President Muhammadu Buhari has told Western countries to return Nigerian assets, saying that trying to retrieve the money through the courts has proved to be a daunting challenge.
The President said this in an article for the Financial Times of London where he also called for the return of artefacts stolen in the country so that they can be used to equip the Edo Museum due to open in 2025.
He said the late military head of state, General Sani Abacha was thought to have stolen $5 billion, noting that after several delays to get the money back, the Federal Government was forced to take legal action against the UK National Crime Agency.
“Given levels of corruption across Africa, there will be a concern as to whether funds returned will be used appropriately. But we should not forget that it was through western jurisdictions that the money was laundered in the first place.
“Not trusting Africans to spend their own money properly echoes the argument that we can’t be trusted to look after our own cultural heritage.”

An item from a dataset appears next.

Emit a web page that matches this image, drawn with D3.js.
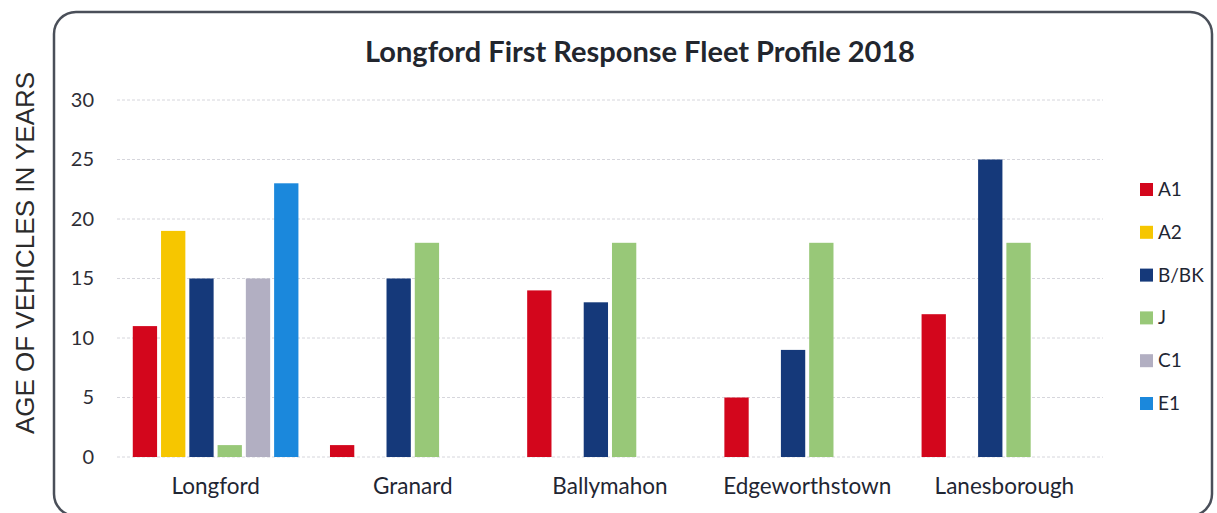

Buhari said the hold up of the stolen fund will make it difficult for the government to fund infrastructure development.
He argued: “Nigeria also has an infrastructure gap to fill — as the World Bank and other international development institutions have highlighted. Though my administration has undertaken the largest infrastructure programme since our country gained independence, the hold-up in repatriating stolen assets held in the west will make it difficult to finance new projects that help to alleviate poverty.
“In 2017, Switzerland returned $321mn to Nigeria’s Social Investment Programme to fund the national social safety net. Monitored by the World Bank, the money has now been disbursed through conditional cash transfers to 1.9mn of Nigeria’s most vulnerable citizens.

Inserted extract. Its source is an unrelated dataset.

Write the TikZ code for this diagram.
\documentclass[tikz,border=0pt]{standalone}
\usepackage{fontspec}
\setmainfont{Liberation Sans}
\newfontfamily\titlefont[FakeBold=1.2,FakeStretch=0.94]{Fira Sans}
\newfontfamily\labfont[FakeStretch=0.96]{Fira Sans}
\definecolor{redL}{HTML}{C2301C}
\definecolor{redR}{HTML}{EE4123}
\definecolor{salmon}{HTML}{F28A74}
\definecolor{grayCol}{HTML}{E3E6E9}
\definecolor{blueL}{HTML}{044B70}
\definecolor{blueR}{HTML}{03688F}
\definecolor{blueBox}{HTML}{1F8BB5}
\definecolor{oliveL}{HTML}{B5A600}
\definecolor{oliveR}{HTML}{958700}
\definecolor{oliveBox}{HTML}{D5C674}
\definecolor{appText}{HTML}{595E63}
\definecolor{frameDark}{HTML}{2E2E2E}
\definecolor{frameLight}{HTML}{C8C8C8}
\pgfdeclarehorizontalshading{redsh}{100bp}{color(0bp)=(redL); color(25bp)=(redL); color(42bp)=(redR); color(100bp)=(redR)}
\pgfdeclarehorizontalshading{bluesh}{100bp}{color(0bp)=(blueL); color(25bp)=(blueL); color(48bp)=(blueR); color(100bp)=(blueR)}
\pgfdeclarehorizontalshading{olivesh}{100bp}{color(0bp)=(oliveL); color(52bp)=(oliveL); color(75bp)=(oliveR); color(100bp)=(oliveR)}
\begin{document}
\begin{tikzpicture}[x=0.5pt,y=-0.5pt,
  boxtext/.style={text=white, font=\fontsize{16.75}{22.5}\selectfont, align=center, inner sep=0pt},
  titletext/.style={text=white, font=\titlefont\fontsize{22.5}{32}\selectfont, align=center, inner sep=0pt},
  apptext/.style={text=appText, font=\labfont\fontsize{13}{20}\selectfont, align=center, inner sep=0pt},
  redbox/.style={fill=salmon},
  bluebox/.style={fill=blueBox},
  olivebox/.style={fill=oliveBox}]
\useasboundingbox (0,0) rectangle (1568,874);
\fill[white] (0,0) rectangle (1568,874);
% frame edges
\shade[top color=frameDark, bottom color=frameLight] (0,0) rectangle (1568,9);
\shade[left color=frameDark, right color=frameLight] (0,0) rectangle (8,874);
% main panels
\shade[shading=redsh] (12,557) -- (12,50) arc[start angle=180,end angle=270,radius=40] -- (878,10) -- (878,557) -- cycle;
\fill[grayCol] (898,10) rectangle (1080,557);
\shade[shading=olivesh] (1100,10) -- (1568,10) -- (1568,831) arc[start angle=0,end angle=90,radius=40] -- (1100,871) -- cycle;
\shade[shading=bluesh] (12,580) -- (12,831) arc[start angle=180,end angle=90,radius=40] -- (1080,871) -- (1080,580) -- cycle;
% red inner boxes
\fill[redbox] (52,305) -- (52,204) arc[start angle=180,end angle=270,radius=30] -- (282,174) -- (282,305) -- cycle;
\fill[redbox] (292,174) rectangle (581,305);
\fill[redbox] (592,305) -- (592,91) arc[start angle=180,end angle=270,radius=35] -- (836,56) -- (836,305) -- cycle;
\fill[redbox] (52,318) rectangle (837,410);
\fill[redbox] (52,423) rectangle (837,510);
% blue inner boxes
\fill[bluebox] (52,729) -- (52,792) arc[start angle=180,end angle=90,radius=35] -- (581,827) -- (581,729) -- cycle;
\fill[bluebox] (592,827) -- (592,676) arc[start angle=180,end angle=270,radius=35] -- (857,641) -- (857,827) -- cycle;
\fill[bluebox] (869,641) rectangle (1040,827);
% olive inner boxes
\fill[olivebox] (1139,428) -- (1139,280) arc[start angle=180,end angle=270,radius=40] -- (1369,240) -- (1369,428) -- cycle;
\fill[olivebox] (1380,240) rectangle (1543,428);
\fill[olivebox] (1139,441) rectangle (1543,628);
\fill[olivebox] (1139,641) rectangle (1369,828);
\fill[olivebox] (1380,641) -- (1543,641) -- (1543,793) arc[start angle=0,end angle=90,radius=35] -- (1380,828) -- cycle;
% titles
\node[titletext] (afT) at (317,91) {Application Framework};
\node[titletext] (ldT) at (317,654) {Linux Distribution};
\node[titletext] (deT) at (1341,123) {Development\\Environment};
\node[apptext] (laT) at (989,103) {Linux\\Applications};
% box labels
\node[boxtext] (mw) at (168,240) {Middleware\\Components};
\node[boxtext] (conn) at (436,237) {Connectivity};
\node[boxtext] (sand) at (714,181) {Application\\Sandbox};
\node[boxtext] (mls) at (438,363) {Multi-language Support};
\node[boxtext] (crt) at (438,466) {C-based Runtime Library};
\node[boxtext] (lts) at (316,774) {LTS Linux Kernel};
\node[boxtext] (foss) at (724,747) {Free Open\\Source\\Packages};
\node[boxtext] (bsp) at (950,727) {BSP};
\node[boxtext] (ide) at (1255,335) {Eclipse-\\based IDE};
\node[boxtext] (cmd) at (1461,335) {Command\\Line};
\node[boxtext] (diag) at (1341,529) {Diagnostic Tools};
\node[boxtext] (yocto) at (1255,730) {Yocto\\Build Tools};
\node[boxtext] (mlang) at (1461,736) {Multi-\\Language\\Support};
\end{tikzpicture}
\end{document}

“Three years later, the US and the British Channel Island dependency of Jersey returned $311mn to the Presidential Infrastructure Development Fund, managed by the Nigeria Sovereign Investment Authority. The first projects financed by the fund, expressways and bridges, are due to be completed later this year.
“With stolen assets, the precise means by which institutions return such funds — whether they deliver them to the state, a government, an ad hoc fund or some other body — elicit endless discussion rather than action. We know corruption persists across Africa, as it does across the world. But we cannot afford to wait for unspecified “progress” to be achieved before this money is released.”

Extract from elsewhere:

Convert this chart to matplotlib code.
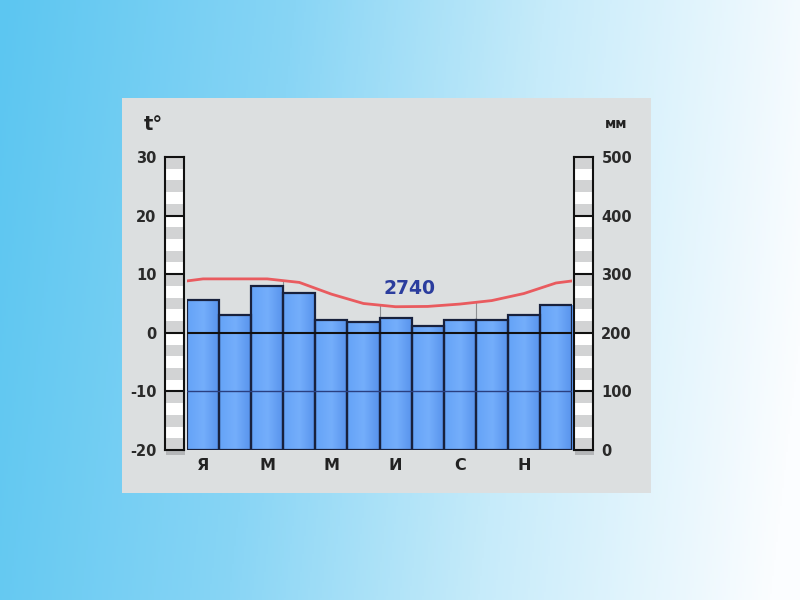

On the stolen artefacts, President Buhari remarked that Nigerians were delighted by the news this summer that 72 artefacts, known as the Benin Bronzes, held by the Horniman Museum in London were returning home, 125 years after being plundered by British troops.
He added: “The clamour for repatriation of looted treasures is becoming irresistible.
There was once a similar clamour for the return of Africa’s stolen assets, and I see both as part of the same struggle to bring back to Nigeria what is rightfully ours.
“Siphoned from the continent by corrupt former leaders, countless billions remain stashed in western bank accounts.
“Although Nigeria has arguably been the most successful among African nations in securing the return of stolen money, it has recovered only a fraction of what remains in the west.”
He further averred: “In the case of both looted cultural heritage and stolen assets, western museums and authorities largely seem to agree that the loot should, in principle, be handed back.
“However, the technicalities of repatriation leave plenty of room for maintaining the status quo.
“Museums say that treasures should be returned if it can be proved that they were looted. Of course, they argue, it is a different matter if artefacts were acquired through purchases and other legitimate means.
“But it is the same museums that are responsible for assessing the provenance of artefacts. They have a vested interest in keeping them, encouraging a lackadaisical approach and murky criteria.
“In 2025, a new museum will open to showcase the treasures of the Kingdom of Benin. Designed by Ghanaian-British architect David Adjaye, the Edo Museum of West African Art will sit in Benin City, the former capital of the Edo kingdom.
“But without the return of more bronzes held in the west, we may struggle to fill the museum.”